The program has allowed the Malabon local government not only to minimize plastic waste and encourage trash segregation, but also to provide jobs to low-income families, said Barangay Councilor Khate Nolasco. She manages and spearheads the campaign.

Although there is no formal recruitment for the program, Mariedel Barbin, head of the waste warriors, said that they targeted longtime scavengers in the area.

“Before they were recruited, you would see them sifting through trash then simply throwing on the streets the garbage that they could not sell. Through this campaign, we are giving them an incentive and an additional source of income,” Barbin explained.

Extra income

The waste warriors, mostly women in their 60s, receive a P3,000 monthly salary. They are also allowed to keep the recyclable materials they collect six days a week from the dozens of households to which they are assigned.

Mendoza, for example, earns an additional P1,400 a week from selling recyclables.

According to Barbin, the volunteers are accompanied by a monitor who checks whether the garbage has been segregated. If not, it will be returned to the household concerned.

“Sometimes the owners would argue with me and even get angry if I don’t collect their garbage.
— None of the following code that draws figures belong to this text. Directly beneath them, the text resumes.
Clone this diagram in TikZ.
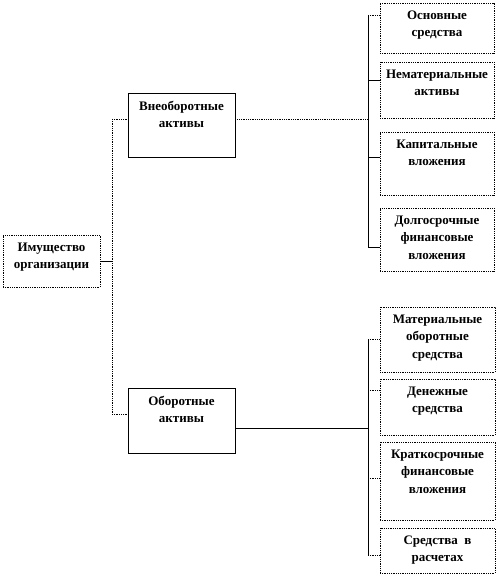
\documentclass[tikz,border=0pt]{standalone}
\usepackage{fontspec}
\setmainfont{Liberation Serif}
\usepackage{tikz}
\tikzset{
  box/.style={rectangle,draw=black,densely dotted,line width=0.8pt,fill=white,inner sep=0pt},
  mainbox/.style={rectangle,draw=black,line width=0.8pt,fill=white,inner sep=0pt},
  lbl/.style={anchor=north,align=center,inner sep=0pt,yshift=-8pt,
    font=\fontsize{13}{17.5}\selectfont\bfseries},
  solidline/.style={draw=black,line width=0.8pt},
  dotline/.style={draw=black,line width=0.8pt,densely dotted}
}
\begin{document}
\begin{tikzpicture}[x=1pt,y=-1pt]
\useasboundingbox (0,0) rectangle (498,585);

% root
\node[box, minimum width=97pt, minimum height=52pt] (imu) at (51.5,261) {};
\node[lbl] (imut) at (imu.north) {Имущество\\организации};

% second level
\node[mainbox, minimum width=107pt, minimum height=64pt] (vne) at (181.5,125) {};
\node[lbl] (vnet) at (vne.north) {Внеоборотные\\активы};
\node[mainbox, minimum width=107pt, minimum height=65pt] (obo) at (181.5,420.5) {};
\node[lbl] (obot) at (obo.north) {Оборотные\\активы};

% non-current assets
\node[box, minimum width=114pt, minimum height=50pt] (osn) at (437,28) {};
\node[lbl] (osnt) at (osn.north) {Основные\\средства};
\node[box, minimum width=114pt, minimum height=56pt] (nem) at (437,90) {};
\node[lbl] (nemt) at (nem.north) {Нематериальные\\активы};
\node[box, minimum width=114pt, minimum height=63pt] (kap) at (437,163.5) {};
\node[lbl] (kapt) at (kap.north) {Капитальные\\вложения};
\node[box, minimum width=114pt, minimum height=63pt] (dol) at (437,239.5) {};
\node[lbl] (dolt) at (dol.north) {Долгосрочные\\финансовые\\вложения};

% current assets
\node[box, minimum width=115pt, minimum height=65pt] (mat) at (437.5,339.5) {};
\node[lbl] (matt) at (mat.north) {Материальные\\оборотные\\средства};
\node[box, minimum width=115pt, minimum height=56pt] (den) at (437.5,407) {};
\node[lbl] (dent) at (den.north) {Денежные\\средства};
\node[box, minimum width=115pt, minimum height=78pt] (kra) at (437.5,481) {};
\node[lbl] (krat) at (kra.north) {Краткосрочные\\финансовые\\вложения};
\node[box, minimum width=115pt, minimum height=45pt] (sre) at (437.5,550.5) {};
\node[lbl] (sret) at (sre.north) {Средства~~в\\расчетах};

% buses
\coordinate (lbtop) at (112,119);
\coordinate (lbbot) at (112,414);
\coordinate (rbtop) at (368,15);
\coordinate (rbbot) at (368,247);
\coordinate (rctop) at (368,339);
\coordinate (rcbot) at (368,555);

\draw[dotline] (lbtop) -- (lbbot);
\draw[solidline] (imu.east) -- (imu.east -| lbtop);
\draw[dotline] (lbtop) -- (lbtop -| vne.west);
\draw[dotline] (lbbot) -- (lbbot -| obo.west);

\draw[dotline] (vne.east |- lbtop) -- (rbtop |- lbtop);
\draw[solidline] (rbtop) -- (rbbot);
\draw[dotline] (rbtop) -- (rbtop -| osn.west);
\draw[solidline] (368,80) -- (nem.west |- 0,80);
\draw[solidline] (368,157) -- (kap.west |- 0,157);
\draw[solidline] (rbbot) -- (rbbot -| dol.west);

\draw[solidline] (obo.east |- 0,428) -- (368,428);
\draw[solidline] (rctop) -- (rcbot);
\draw[dotline] (rctop) -- (rctop -| mat.west);
\draw[dotline] (368,390) -- (den.west |- 0,390);
\draw[dotline] (368,478) -- (kra.west |- 0,478);
\draw[dotline] (rcbot) -- (rcbot -| sre.west);
\end{tikzpicture}
\end{document}
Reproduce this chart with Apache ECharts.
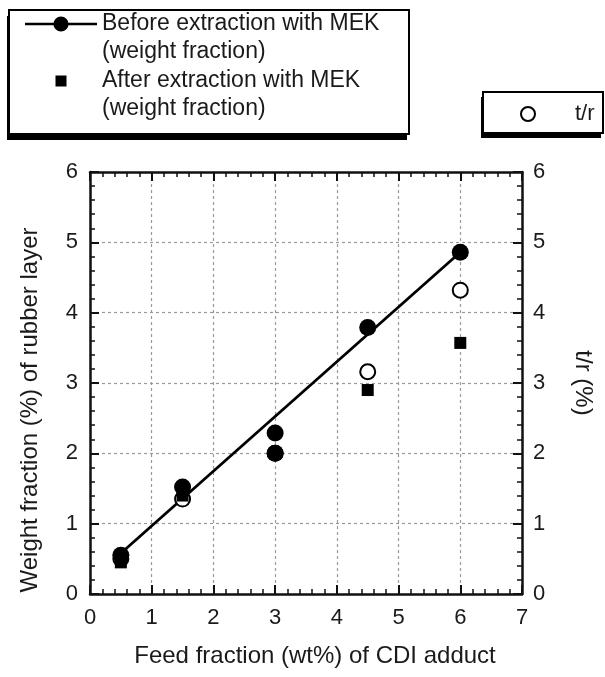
<!DOCTYPE html>
<html>
<head>
<meta charset="utf-8">
<script src="https://cdn.jsdelivr.net/npm/echarts@6/dist/echarts.min.js"></script>
<style>html,body{margin:0;padding:0;background:#fff;}#c{width:605px;height:677px;}</style>
</head>
<body>
<div id="c"></div>
<script>
// ---- data ----
const beforeName = 'Before extraction with MEK\n(weight fraction)';
const afterName = 'After extraction with MEK\n(weight fraction)';
const trName = 't/r';
const xTicks = [0, 1, 2, 3, 4, 5, 6, 7];
const yTicks = [0, 1, 2, 3, 4, 5, 6];
const beforeX = [0.5, 1.5, 3, 3, 4.5, 6];
const beforeY = [0.55, 1.52, 2.29, 2.0, 3.79, 4.86];
const afterX = [0.5, 1.5, 3, 4.5, 6];
const afterY = [0.45, 1.40, 2.0, 2.90, 3.57];
const trX = [0.5, 1.5, 3, 4.5, 6];
const trY = [0.50, 1.35, 2.0, 3.16, 4.32];
const fitX = [0.5, 6];
const fitY = [0.58, 4.86];

const zip = (a, b) => a.map((v, i) => [v, b[i]]);
const FONT = 'Liberation Sans, Arial, Helvetica, sans-serif';
const TXT = '#1a1a1a';

const chart = echarts.init(document.getElementById('c'), null, {renderer: 'canvas'});

const axisCommon = {
  type: 'value',
  axisLine: {show: true, onZero: false, lineStyle: {color: '#111', width: 2.5}},
  axisTick: {show: true, inside: true, length: 9, lineStyle: {color: '#111', width: 2}},
  minorTick: {show: true, splitNumber: 5, length: 5, lineStyle: {color: '#111', width: 1.5}},
  axisLabel: {fontFamily: FONT, fontSize: 22, color: TXT},
  nameTextStyle: {fontFamily: FONT, fontSize: 24, color: TXT},
  splitLine: {show: false}
};
const gridSplit = {show: true, lineStyle: {color: '#9a9a9a', width: 1.2, type: [3, 3]}};

// legend frame decoration (box + drop shadow)
const frames = [
  {type: 'rect', z: 1, shape: {x: 7, y: 16, width: 400, height: 124}, style: {fill: '#000'}},
  {type: 'rect', z: 2, shape: {x: 9, y: 10, width: 400, height: 124}, style: {fill: '#fff', stroke: '#000', lineWidth: 2}},
  {type: 'rect', z: 1, shape: {x: 481, y: 97, width: 120, height: 41}, style: {fill: '#000'}},
  {type: 'rect', z: 2, shape: {x: 483, y: 92, width: 120, height: 41}, style: {fill: '#fff', stroke: '#000', lineWidth: 2}}
];
// legend icons: symbol in the upper part so it lines up with the first text line
const iconBefore = 'path://M0,0h0.01v0.01zM0,8.2h72v2.6h-72zM28.4,9.5a7.6,7.6 0 1,1 15.2,0a7.6,7.6 0 1,1 -15.2,0zM71.99,46.99h0.01v0.01z';
const iconAfter = 'path://M0,0h0.01v0.01zM30.5,4h11v11h-11zM71.99,46.99h0.01v0.01z';

const option = {
  backgroundColor: '#fff',
  animation: false,
  graphic: {elements: frames},
  grid: {left: 90, right: 83, top: 172, bottom: 83, containLabel: false},
  legend: [
    {
      data: [
        {name: beforeName, icon: iconBefore, itemStyle: {borderWidth: 0}},
        {name: afterName, icon: iconAfter, itemStyle: {borderWidth: 0}}
      ],
      orient: 'vertical', left: 25, top: 10, z: 10,
      itemWidth: 72, itemHeight: 47, itemGap: 1,
      padding: 0,
      textStyle: {fontFamily: FONT, fontSize: 23, color: TXT, lineHeight: 28},
      selectedMode: false
    },
    {
      data: [{name: trName}],
      orient: 'horizontal', left: 520, top: 103, z: 10,
      itemWidth: 14, itemHeight: 14,
      padding: 0,
      textStyle: {fontFamily: FONT, fontSize: 22, color: TXT, padding: [0, 0, 0, 35]},
      selectedMode: false
    }
  ],
  xAxis: [
    Object.assign({}, axisCommon, {
      position: 'bottom', min: xTicks[0], max: xTicks[xTicks.length - 1], interval: 1,
      axisLabel: Object.assign({}, axisCommon.axisLabel, {margin: 13}),
      name: 'Feed fraction (wt%) of CDI adduct', nameLocation: 'middle', nameGap: 50,
      nameTextStyle: Object.assign({}, axisCommon.nameTextStyle, {padding: [0, 0, 0, 18]}),
      splitLine: gridSplit
    }),
    Object.assign({}, axisCommon, {
      position: 'top', min: xTicks[0], max: xTicks[xTicks.length - 1], interval: 1,
      axisLabel: {show: false}
    })
  ],
  yAxis: [
    Object.assign({}, axisCommon, {
      position: 'left', min: yTicks[0], max: yTicks[yTicks.length - 1], interval: 1,
      axisLabel: Object.assign({}, axisCommon.axisLabel, {margin: 12}),
      name: 'Weight fraction (%) of rubber layer', nameLocation: 'middle', nameGap: 48,
      nameTextStyle: Object.assign({}, axisCommon.nameTextStyle, {padding: [0, 54, 0, 0]}),
      splitLine: gridSplit
    }),
    Object.assign({}, axisCommon, {
      position: 'right', min: yTicks[0], max: yTicks[yTicks.length - 1], interval: 1,
      axisLabel: Object.assign({}, axisCommon.axisLabel, {margin: 11}),
      name: 't/r (%)', nameLocation: 'middle', nameGap: 49, nameRotate: -90
    })
  ],
  series: [
    {
      name: beforeName, type: 'line', data: zip(fitX, fitY),
      symbol: 'circle', showSymbol: false, symbolSize: 16,
      lineStyle: {color: '#000', width: 2.8}, itemStyle: {color: '#000'}, z: 2
    },
    {
      name: trName, type: 'scatter', yAxisIndex: 1, data: zip(trX, trY),
      symbol: 'circle', symbolSize: 15,
      itemStyle: {color: '#fff', borderColor: '#000', borderWidth: 2, opacity: 1}, z: 3
    },
    {
      name: afterName, type: 'scatter', data: zip(afterX, afterY),
      symbol: 'rect', symbolSize: 12,
      itemStyle: {color: '#000', opacity: 1}, z: 4
    },
    {
      name: beforeName, type: 'scatter', data: zip(beforeX, beforeY),
      symbol: 'circle', symbolSize: 17,
      itemStyle: {color: '#000', opacity: 1}, z: 5
    }
  ]
};
chart.setOption(option);
</script>
</body>
</html>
But I’m only doing my job, so I explain to them that their trash should not be my problem,” said 39-year-old Maricel Zamora, one of the collectors.

To deal effectively with noncompliant residents, they were required to undergo seminars with MEF that included talks on how to properly explain the importance of waste segregation, Barbin said.

Program requirement

“It was one of the incentives we offered them when we pulled them out of the streets: We need them to attend a one-day seminar for them to be qualified, earn extra income and help save the environment,” she explained.

Biodegradable waste, such as food, is transferred to the barangay’s second materials recovery facility, which opened last October. It is then turned into compost for the fruits and vegetables being grown inside the facility.

Nolasco said there were three designated areas in Barangay Potrero where garbage trucks still collect the remaining trash, as well as subdivisions that they had been unable to gain access to due to strict security measures being imposed by homeowners’ associations.